First the good cop. The Department of Justice and Constitutional Development has released for public comment a draft bill that aims to combat hate crime including that made over sexual orientation, gender identity or intersex status.

A drag queen participates in Durban Pride in Durban, South Africa, July 30, 2011.  © 2011 Reuters

It is an important step in the fight against violence. It is the same impetus that led SA to take the lead internationally when it introduced a resolution to the UN Human Rights Council in 2011 calling for an end to violence and discrimination on the basis of sexual orientation and gender identity.

Now the bad cop. In June, SA failed to support a follow-up Human Rights Council resolution calling for the appointment of an independent expert to tackle violence and discrimination based on sexual orientation and gender identity.

Astonishingly, the South African ambassador to the UN even made a speech referring to the anti-apartheid struggle in an attempt to justify SA’s failure to support an international effort to help protect LGBT people from violence and discrimination.

Independent Expert

Nevertheless, even without SA’s support, the resolution was passed. After much consultation, UN expert Vitit Muntarbhorn was appointed as the independent expert and started work this month.

His job is to ensure that existing human rights standards are being effectively used to prevent violence and discrimination on the basis of sexual orientation or gender identity, and to identify its root causes.

Then out of the blue, during the third committee of the UN General Assembly session in New York in November, the Africa group including SA, submitted a draft resolution declining to recognise the independent expert and questioning the "legal basis" of the mandate.

As LGBT people, we know only too well what this language is code for: that LGBT people are not worthy of the same human rights as anyone else.

 

In its statement, the Africa group makes this explicit.

It calls for the indefinite suspension of the work of the independent expert and refers to the "ominous usage of the two notions: sexual orientation and gender identity", stating that "[t]hose two notions are not and should not be linked to existing international human rights". It flies in the face of the bill of rights in SA’s constitution and the African Commission’s resolution 275 that seeks to protect people from violence on the basis of "sexual orientation or gender identity".

This is not only an affront to our humaneness, but it is also an attack on the universality of human rights.

If the group’s resolution were adopted, it would not only be harmful to LGBT people and to the initiatives that strive to combat violence against them, it would also be destructive to the institutional integrity of the Human Rights Council — the body to which SA recently sought re-election.

Pick and Choose

If the third committee undermines this valid decision by the Human Rights Council, what other decisions might be contested in future?

This is a pick-and-choose approach to human rights, and it can only end badly.

For SA to be associated with this pernicious resolution is a disgrace.
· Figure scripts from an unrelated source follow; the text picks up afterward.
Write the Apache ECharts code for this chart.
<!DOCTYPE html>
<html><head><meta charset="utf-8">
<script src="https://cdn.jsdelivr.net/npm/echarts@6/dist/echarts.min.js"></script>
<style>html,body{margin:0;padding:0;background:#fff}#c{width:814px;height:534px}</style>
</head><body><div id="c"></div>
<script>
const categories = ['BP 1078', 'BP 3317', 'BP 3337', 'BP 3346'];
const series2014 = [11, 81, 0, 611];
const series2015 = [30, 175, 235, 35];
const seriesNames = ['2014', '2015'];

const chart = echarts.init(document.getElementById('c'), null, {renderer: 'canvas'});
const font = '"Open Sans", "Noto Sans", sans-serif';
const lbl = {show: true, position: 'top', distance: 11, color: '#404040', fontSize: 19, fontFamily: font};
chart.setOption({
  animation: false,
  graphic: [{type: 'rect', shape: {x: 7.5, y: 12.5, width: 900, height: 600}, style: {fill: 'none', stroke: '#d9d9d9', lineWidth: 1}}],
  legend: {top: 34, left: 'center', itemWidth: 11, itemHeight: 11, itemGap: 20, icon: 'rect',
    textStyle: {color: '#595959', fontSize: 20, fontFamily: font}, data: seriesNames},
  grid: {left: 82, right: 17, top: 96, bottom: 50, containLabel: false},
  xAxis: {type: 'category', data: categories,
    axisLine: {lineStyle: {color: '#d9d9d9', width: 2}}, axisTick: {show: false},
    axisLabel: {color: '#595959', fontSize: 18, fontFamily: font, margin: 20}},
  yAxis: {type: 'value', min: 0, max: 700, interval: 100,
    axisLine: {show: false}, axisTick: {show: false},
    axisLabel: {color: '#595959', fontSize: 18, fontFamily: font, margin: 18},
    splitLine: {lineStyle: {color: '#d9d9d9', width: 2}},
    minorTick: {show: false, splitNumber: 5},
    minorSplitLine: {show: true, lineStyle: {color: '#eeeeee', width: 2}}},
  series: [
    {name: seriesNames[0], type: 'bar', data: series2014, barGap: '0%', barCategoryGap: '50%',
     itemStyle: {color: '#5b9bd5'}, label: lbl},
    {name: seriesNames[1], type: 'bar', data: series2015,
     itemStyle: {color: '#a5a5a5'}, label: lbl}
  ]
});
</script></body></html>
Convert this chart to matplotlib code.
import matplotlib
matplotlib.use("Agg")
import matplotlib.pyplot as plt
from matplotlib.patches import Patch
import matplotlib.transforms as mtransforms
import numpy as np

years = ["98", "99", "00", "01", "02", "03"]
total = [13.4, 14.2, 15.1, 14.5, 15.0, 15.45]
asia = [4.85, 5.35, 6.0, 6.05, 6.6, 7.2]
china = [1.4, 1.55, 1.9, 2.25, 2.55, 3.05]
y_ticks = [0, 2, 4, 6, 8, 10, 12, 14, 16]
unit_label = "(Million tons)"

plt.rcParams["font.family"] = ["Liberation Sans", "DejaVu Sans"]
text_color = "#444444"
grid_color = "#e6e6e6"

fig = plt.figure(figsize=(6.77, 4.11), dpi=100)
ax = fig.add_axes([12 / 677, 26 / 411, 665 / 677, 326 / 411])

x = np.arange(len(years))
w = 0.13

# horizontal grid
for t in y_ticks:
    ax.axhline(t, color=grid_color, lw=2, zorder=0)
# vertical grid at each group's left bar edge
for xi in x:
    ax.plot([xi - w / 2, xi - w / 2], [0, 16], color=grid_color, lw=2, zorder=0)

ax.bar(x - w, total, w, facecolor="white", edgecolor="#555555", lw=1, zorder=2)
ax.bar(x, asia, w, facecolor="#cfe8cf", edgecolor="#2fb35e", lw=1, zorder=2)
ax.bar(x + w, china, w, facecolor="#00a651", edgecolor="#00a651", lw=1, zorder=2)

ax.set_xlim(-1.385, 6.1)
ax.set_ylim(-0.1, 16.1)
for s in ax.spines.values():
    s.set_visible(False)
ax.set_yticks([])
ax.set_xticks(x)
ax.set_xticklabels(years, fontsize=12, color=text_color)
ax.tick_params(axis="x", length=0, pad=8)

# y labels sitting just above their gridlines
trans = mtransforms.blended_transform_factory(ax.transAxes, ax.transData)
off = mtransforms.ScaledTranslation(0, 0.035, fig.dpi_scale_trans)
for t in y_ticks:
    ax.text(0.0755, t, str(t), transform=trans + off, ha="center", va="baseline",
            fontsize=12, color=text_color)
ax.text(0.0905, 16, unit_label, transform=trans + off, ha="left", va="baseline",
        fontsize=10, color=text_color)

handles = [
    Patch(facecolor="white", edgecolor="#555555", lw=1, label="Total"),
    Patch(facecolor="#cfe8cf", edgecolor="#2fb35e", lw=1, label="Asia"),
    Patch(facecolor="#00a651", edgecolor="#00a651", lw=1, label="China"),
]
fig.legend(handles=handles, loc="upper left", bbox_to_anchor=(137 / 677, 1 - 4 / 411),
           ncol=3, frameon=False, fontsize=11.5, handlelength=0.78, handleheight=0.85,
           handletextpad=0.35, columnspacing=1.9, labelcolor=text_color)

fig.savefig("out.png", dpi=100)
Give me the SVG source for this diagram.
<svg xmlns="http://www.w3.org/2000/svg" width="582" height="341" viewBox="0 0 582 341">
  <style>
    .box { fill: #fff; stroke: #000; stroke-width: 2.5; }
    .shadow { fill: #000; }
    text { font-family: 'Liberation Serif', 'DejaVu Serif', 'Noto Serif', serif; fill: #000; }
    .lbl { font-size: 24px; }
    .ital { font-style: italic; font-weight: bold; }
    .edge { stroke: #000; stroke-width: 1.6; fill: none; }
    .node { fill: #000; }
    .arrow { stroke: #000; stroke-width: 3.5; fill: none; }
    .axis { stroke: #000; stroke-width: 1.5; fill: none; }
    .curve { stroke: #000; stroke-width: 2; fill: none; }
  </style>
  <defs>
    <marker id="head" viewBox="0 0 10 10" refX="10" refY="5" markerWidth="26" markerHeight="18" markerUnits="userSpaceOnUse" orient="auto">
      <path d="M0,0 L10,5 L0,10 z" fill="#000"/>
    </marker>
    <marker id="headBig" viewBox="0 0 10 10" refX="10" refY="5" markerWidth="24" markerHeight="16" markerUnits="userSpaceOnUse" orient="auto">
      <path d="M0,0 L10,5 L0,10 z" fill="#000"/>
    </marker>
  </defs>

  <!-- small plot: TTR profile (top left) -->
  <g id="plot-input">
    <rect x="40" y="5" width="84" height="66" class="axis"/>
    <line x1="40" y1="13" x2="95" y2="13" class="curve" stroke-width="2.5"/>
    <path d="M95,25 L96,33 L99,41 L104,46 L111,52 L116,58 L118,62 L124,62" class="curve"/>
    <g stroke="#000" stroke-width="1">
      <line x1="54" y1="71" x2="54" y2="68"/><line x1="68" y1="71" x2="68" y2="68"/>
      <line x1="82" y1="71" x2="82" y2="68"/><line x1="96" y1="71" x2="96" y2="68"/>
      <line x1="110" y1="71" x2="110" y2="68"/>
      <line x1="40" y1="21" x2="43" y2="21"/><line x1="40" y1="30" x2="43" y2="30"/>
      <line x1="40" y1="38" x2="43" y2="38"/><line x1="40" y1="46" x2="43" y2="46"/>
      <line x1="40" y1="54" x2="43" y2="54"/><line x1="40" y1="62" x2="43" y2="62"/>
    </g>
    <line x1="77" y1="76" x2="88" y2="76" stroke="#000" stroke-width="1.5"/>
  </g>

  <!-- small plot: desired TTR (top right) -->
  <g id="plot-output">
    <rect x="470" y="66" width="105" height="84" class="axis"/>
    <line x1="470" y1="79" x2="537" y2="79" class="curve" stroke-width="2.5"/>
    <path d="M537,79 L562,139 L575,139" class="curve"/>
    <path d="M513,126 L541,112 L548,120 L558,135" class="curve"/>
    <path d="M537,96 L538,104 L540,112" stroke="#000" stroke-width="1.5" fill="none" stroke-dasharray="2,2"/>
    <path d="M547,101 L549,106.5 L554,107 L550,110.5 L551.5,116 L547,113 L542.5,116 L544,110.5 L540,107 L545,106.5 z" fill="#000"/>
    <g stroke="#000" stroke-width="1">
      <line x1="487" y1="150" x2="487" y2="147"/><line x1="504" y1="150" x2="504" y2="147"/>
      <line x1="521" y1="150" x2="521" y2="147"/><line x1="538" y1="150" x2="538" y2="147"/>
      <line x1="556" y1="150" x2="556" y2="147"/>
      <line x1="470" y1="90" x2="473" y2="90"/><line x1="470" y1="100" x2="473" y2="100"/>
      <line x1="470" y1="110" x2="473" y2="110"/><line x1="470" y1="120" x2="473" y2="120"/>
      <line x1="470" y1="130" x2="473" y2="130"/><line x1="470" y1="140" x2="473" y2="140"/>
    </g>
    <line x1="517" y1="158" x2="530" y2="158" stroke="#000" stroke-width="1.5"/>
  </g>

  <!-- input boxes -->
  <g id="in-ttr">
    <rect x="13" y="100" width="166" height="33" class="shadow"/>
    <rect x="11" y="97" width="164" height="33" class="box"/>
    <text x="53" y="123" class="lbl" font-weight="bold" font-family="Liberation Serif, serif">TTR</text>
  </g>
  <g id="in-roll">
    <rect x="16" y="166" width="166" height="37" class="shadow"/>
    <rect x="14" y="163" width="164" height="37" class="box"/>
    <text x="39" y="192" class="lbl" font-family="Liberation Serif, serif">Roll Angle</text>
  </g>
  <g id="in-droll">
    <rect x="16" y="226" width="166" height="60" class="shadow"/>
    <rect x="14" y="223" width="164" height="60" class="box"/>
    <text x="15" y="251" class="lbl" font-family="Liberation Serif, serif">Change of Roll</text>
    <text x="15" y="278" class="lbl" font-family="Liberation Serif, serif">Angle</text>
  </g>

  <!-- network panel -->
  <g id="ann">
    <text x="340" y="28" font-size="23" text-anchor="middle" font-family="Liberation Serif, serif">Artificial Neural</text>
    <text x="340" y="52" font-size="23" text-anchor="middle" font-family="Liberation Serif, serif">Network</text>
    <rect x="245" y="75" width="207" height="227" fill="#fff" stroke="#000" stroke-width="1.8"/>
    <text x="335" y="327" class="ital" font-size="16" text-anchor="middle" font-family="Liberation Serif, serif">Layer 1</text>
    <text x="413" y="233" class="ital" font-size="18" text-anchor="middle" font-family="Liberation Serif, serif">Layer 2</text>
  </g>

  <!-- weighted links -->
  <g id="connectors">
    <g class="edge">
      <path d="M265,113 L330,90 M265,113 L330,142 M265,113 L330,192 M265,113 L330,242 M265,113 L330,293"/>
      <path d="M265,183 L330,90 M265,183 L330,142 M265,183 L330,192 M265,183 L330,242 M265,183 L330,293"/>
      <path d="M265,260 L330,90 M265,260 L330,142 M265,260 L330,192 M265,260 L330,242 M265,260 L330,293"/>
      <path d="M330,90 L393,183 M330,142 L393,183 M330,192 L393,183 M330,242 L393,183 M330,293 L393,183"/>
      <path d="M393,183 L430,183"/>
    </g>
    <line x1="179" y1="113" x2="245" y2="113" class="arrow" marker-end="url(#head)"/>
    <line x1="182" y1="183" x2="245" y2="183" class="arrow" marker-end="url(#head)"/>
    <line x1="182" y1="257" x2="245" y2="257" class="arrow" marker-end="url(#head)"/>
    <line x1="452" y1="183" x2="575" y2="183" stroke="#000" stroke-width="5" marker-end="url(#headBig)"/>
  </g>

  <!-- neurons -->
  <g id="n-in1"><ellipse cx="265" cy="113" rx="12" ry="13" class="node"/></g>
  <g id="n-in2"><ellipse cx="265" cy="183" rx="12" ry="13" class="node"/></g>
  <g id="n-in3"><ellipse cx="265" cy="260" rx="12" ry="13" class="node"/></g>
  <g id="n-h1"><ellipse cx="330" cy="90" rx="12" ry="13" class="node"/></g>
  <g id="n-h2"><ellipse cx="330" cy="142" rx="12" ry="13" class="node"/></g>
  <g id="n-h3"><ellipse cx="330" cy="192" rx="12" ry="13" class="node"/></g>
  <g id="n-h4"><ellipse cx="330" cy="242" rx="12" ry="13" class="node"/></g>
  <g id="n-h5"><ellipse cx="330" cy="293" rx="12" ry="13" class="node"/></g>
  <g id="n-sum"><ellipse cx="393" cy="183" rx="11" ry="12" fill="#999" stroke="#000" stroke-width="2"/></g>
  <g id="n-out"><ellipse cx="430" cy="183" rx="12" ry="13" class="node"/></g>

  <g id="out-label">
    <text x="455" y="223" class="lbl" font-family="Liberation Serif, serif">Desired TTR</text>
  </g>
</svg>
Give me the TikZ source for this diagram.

Other members of the African group have signalled they will follow SA’s lead.

If our country lines up with states that criminalise — and in some cases set the death penalty for — homosexuality, its position is likely to be instrumental in stripping LGBT people of an international mandate to protect their rights.

But all is not lost. The resolution is expected to come up for a vote as early as Tuesday and SA still has a chance to do the right thing – vote against the resolution and encourage others to do the same.

A government that discourages hate crime at home should not be tacitly condoning it abroad.